[701] The Commander-in-Chief drew four thousand Varvas (gold coins) per mensem. Prof. Oppert, with true German naïveté, says (p. 8), ‘If this scale of salaries is correct, and if the salaries were really paid, one would be inclined to think that an extensive gold currency existed in ancient India.’ That the country worked its gold mines is proved by the Wynaad and other diggings, lately reopened, but we may fairly doubt the coinage;—at least, till a coin be found.

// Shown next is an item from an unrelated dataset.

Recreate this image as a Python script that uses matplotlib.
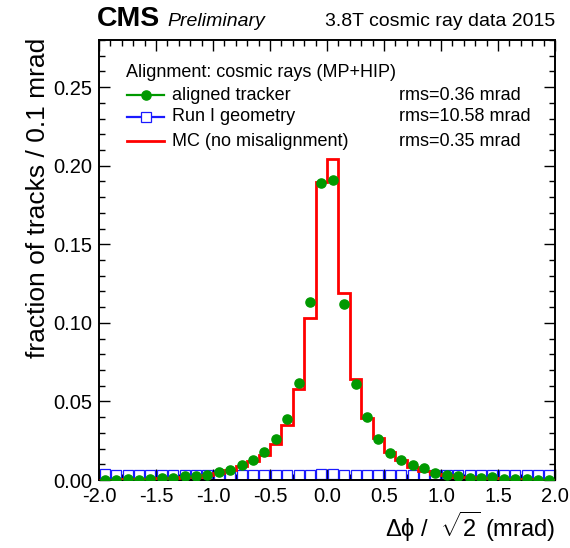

[702] I now borrow from Professor Gustav Oppert, On the Weapons &c. of the Ancient Hindus (London: Trübner, 1880). Unfortunately the work is unillustrated. Its capital fault is not adducing proofs, or offering highly unsatisfactory proofs, of the antiquity to be attributed to its authorities, the Shukraniti (p. 43); the Naishedha (p. 69), and the various pagodas showing firearms (p. 76). The Mánavad-harmashástra, or Institutes of Menu (Halhed, p. 53), speaks of ‘darts blazing with fire,’ a well-known missile, but not to be confounded with firearms proper. And the Institutes in their actual form are comparatively modern.

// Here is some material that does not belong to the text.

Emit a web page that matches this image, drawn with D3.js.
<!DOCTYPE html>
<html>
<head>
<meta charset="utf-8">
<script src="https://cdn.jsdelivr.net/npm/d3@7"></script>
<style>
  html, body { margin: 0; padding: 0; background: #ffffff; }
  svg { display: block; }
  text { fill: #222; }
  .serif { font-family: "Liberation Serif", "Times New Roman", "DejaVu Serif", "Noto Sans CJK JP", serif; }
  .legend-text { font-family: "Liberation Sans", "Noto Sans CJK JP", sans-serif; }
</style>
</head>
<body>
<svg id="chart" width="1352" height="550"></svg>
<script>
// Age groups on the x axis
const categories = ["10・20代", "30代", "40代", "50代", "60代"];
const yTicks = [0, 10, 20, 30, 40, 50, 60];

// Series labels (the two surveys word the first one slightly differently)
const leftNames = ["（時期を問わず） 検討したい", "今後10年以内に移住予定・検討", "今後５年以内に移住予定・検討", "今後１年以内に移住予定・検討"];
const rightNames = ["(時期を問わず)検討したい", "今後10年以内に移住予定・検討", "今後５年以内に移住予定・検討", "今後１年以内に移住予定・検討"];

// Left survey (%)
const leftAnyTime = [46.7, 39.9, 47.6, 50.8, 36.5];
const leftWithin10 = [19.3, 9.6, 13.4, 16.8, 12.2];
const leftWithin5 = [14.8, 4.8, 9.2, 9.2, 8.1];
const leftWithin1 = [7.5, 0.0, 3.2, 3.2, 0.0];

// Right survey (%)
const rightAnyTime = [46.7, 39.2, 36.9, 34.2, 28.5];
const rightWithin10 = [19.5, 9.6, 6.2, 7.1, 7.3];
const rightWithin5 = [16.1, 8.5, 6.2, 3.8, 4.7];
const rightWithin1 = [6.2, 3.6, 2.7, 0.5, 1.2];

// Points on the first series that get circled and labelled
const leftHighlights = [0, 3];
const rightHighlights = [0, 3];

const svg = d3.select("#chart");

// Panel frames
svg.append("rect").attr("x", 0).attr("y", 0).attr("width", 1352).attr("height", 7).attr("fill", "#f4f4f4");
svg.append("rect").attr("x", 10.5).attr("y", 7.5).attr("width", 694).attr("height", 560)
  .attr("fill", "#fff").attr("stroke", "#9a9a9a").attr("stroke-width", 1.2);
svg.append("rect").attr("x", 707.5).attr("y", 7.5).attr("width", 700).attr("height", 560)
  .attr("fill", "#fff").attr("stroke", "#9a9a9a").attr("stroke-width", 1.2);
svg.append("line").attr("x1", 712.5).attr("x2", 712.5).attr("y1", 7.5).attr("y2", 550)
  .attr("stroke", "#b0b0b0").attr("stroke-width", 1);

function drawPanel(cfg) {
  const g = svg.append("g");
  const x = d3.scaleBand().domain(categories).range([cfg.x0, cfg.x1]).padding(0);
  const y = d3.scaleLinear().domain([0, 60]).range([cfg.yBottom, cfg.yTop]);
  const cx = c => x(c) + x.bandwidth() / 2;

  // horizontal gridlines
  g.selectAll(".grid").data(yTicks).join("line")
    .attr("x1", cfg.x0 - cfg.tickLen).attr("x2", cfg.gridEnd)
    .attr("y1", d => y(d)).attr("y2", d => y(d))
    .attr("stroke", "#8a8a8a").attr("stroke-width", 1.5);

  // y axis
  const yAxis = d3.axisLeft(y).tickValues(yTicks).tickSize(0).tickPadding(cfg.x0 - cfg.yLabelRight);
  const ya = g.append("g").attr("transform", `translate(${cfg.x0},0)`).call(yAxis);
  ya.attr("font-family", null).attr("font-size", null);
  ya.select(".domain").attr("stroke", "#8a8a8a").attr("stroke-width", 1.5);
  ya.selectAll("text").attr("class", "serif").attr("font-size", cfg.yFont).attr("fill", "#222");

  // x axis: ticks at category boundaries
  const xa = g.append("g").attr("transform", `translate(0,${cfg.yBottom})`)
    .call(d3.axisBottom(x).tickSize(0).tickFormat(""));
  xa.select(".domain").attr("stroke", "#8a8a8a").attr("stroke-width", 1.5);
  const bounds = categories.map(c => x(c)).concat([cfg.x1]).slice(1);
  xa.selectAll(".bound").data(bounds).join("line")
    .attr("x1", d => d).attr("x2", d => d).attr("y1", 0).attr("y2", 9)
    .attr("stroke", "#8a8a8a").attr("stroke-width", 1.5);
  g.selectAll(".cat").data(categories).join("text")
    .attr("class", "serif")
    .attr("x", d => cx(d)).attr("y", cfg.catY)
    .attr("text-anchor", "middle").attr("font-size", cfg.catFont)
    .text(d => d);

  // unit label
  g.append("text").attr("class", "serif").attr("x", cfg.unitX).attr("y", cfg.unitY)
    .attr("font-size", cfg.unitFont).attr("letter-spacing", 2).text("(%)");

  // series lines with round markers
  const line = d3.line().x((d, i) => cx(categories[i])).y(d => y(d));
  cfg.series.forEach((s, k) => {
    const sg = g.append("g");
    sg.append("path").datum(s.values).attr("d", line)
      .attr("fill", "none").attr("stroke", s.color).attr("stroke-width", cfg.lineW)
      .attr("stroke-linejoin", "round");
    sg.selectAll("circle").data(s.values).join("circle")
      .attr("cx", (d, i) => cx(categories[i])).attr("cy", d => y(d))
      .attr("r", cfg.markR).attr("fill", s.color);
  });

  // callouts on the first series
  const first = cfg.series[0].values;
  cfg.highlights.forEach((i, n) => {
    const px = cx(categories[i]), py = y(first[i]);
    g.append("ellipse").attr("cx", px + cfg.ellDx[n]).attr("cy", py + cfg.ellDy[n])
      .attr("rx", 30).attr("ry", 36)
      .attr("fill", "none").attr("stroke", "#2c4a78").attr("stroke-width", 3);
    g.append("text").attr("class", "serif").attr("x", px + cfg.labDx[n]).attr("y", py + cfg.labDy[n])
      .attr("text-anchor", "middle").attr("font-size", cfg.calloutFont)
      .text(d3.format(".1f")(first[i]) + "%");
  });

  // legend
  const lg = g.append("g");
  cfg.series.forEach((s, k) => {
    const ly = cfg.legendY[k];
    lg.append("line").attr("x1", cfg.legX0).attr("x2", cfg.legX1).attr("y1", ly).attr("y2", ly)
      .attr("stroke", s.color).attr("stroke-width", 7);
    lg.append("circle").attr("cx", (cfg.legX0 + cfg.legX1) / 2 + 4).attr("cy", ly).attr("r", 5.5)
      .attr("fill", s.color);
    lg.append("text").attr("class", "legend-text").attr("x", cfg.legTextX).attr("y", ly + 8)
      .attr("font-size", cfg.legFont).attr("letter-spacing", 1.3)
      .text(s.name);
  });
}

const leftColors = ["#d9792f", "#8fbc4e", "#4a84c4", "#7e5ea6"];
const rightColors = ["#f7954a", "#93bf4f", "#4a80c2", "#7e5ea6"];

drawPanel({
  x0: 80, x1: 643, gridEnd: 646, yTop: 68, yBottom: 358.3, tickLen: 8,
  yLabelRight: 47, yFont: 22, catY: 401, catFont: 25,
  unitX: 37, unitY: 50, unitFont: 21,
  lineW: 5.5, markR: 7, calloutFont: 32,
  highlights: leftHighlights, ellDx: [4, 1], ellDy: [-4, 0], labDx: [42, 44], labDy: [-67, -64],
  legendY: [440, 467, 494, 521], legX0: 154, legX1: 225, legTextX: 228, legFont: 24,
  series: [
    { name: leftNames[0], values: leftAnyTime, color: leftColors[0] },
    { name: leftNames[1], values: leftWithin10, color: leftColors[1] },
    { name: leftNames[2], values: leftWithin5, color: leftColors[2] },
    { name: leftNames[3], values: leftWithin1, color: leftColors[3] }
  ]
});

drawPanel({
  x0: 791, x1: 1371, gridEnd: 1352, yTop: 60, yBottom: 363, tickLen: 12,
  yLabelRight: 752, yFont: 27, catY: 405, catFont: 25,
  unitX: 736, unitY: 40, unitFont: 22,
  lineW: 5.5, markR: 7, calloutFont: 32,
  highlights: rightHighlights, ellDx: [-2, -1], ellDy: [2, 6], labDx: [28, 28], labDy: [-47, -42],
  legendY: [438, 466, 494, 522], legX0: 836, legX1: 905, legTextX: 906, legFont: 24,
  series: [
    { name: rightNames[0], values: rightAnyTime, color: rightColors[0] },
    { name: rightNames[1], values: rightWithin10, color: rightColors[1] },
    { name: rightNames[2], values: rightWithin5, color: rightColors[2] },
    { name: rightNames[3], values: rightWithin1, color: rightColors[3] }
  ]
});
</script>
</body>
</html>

[703] Prof. Oppert gives the names of all these subdivisions; and, at the same time, a lesson in Hindú absurdity (p. 11).
[704] Here we have the true Indian imaginativeness. The idea of a Western anthropomorphising a bow after this fashion!

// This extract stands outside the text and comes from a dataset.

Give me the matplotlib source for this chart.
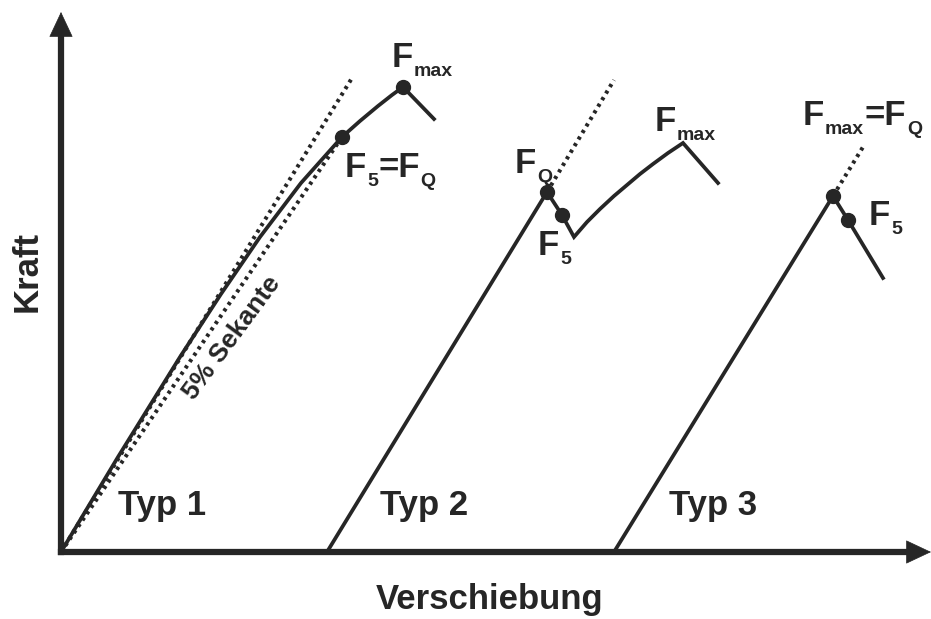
#Kraft-Verschiebungs-Kurven Typ 1 bis 3 (schematisch)
#Ursprung des Diagramms bei (0, 0), Einheiten beliebig

import matplotlib.pyplot as plt

plt.rcParams['font.family'] = ['Liberation Sans', 'DejaVu Sans']
plt.rcParams['font.weight'] = 'bold'

ink = '#262626'

#Typ 1: gekruemmte Kurve bis F5=FQ, dann bis Fmax und Abfall
typ1_x = [0, 57, 119, 160, 199, 240, 281, 299, 317, 331, 342, 373]
typ1_y = [0, 95, 195, 258, 315, 369, 415, 431, 446, 457, 465, 433]
typ1_pts_x = [281, 342]   # F5=FQ, Fmax
typ1_pts_y = [415, 465]
tangent_x = [0, 291]      # Anfangsgerade
tangent_y = [0, 474]
secant_x = [0, 281]       # 5% Sekante
secant_y = [0, 415]

#Typ 2: Pop-in bei FQ, danach Anstieg bis Fmax
typ2_x = [266, 486, 501, 513, 526, 539, 553, 566, 579, 592, 607, 622, 657]
typ2_y = [0, 360, 337, 315, 330, 343, 356, 367, 378, 388, 399, 409, 369]
typ2_pts_x = [486, 501]   # FQ, F5
typ2_pts_y = [360, 337]
typ2_ext_x = [486, 553]
typ2_ext_y = [360, 472]

#Typ 3: Fmax=FQ, danach Abfall
typ3_x = [553, 772, 787, 822]
typ3_y = [0, 356, 332, 274]
typ3_pts_x = [772, 787]   # Fmax=FQ, F5
typ3_pts_y = [356, 332]
typ3_ext_x = [772, 802]
typ3_ext_y = [356, 405]

#Achsen
x_end = 870
y_end = 540

fig = plt.figure(figsize=(9.31, 6.19), dpi=100)
ax = fig.add_axes([0, 0, 1, 1])
ax.set_xlim(-61, 870)
ax.set_ylim(-67, 552)
ax.axis('off')

#Achsen mit Pfeilen
ax.plot([0, x_end - 18], [0, 0], color=ink, lw=4.5, solid_capstyle='projecting')
ax.plot([0, 0], [0, y_end - 18], color=ink, lw=4.5, solid_capstyle='projecting')
arrow = dict(arrowstyle='-|>,head_length=1.7,head_width=0.8', mutation_scale=10,
             lw=0.5, color=ink, shrinkA=0, shrinkB=0)
ax.annotate('', xy=(x_end, 0), xytext=(x_end - 20, 0), arrowprops=arrow)
ax.annotate('', xy=(0, y_end), xytext=(0, y_end - 20), arrowprops=arrow)

dotted = (0, (0.8, 1.1))
for xs, ys in [(tangent_x, tangent_y), (secant_x, secant_y),
               (typ2_ext_x, typ2_ext_y), (typ3_ext_x, typ3_ext_y)]:
    ax.plot(xs, ys, color=ink, lw=2.9, linestyle=dotted, dash_capstyle='butt')

for xs, ys in [(typ1_x, typ1_y), (typ2_x, typ2_y), (typ3_x, typ3_y)]:
    ax.plot(xs, ys, color=ink, lw=2.7, solid_joinstyle='miter')
for xs, ys in [(typ1_pts_x, typ1_pts_y), (typ2_pts_x, typ2_pts_y), (typ3_pts_x, typ3_pts_y)]:
    ax.plot(xs, ys, 'o', color=ink, ms=10)


def flabel(x, y, parts):
    #parts: (text, size, vertical shift in points)
    prev = None
    for s, size, dy in parts:
        if prev is None:
            prev = ax.text(x, y, s, fontsize=size, color=ink, ha='left', va='baseline')
        else:
            prev = ax.annotate(s, xy=(1, 0), xycoords=prev, xytext=(0.5, dy),
                               textcoords='offset points', fontsize=size, color=ink,
                               ha='left', va='bottom')


big, small = 25, 14
flabel(331, 485, [('F', big, 0), ('max', small, -4)])
flabel(284, 375, [('F', big, 0), ('5', small, -4), ('=F', big, 4), ('Q', small, -4)])
flabel(454, 379, [('F', big, 0), ('Q', small, -4)])
flabel(477, 297, [('F', big, 0), ('5', small, -4)])
flabel(594, 421, [('F', big, 0), ('max', small, -4)])
flabel(742, 427, [('F', big, 0), ('max', small, -4), ('=F', big, 4), ('Q', small, -4)])
flabel(808, 327, [('F', big, 0), ('5', small, -4)])

ax.text(57, 37, 'Typ 1', fontsize=big, color=ink, ha='left', va='baseline')
ax.text(319, 37, 'Typ 2', fontsize=big, color=ink, ha='left', va='baseline')
ax.text(608, 37, 'Typ 3', fontsize=big, color=ink, ha='left', va='baseline')

ax.text(171, 214, '5% Sekante', fontsize=19, color=ink, rotation=53.5,
        ha='center', va='center')

ax.text(429, -57, 'Verschiebung', fontsize=big, color=ink, ha='center', va='baseline')
ax.text(-34, 281, 'Kraft', fontsize=big, color=ink, rotation=90, ha='center', va='center')

fig.savefig('out.png', dpi=100)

[705] Prof. Oppert says that Book III. of the Nitípra-kashika is entirely devoted to the Khadga. In the Shukraniti, as will be seen, the word denotes a two-handed Sword six feet long. The Professor translates it ‘broadsword.’
[706] He lived between the tenth and thirteenth centuries and wrote a notable Ovidian work. A translation is now being printed (not published) by the Hindoo Káma-Shastra Society of London and Benares.
[707] The Italian word is evidently a diminutive of the Latin stilus, or rather stylus (στῦλος). Dagger (Germ. Dolch) is from the Keltic dag, point. Degen, a larger weapon, originally means a warrior; hence the Anglo-Sax. Thaegn and our Thane.
[708] Strabo (xv. 1, § 66) makes the Indian Sword three cubits (= four feet and a half) in length; and the Greeks of the Alexandrine day notice two-handed Swords and bow-drawing with the feet.
[709] Roteiro, p. 115.
[710] This is evidently inverted. The huge falchion, an exaggeration of the Kukkri, may be seen in the British Museum, one blade inscribed with Pali characters. Most of these huge weapons were used in sacrificing; and the low-caste Mhars still behead with falchions the buffalos offered to Kali.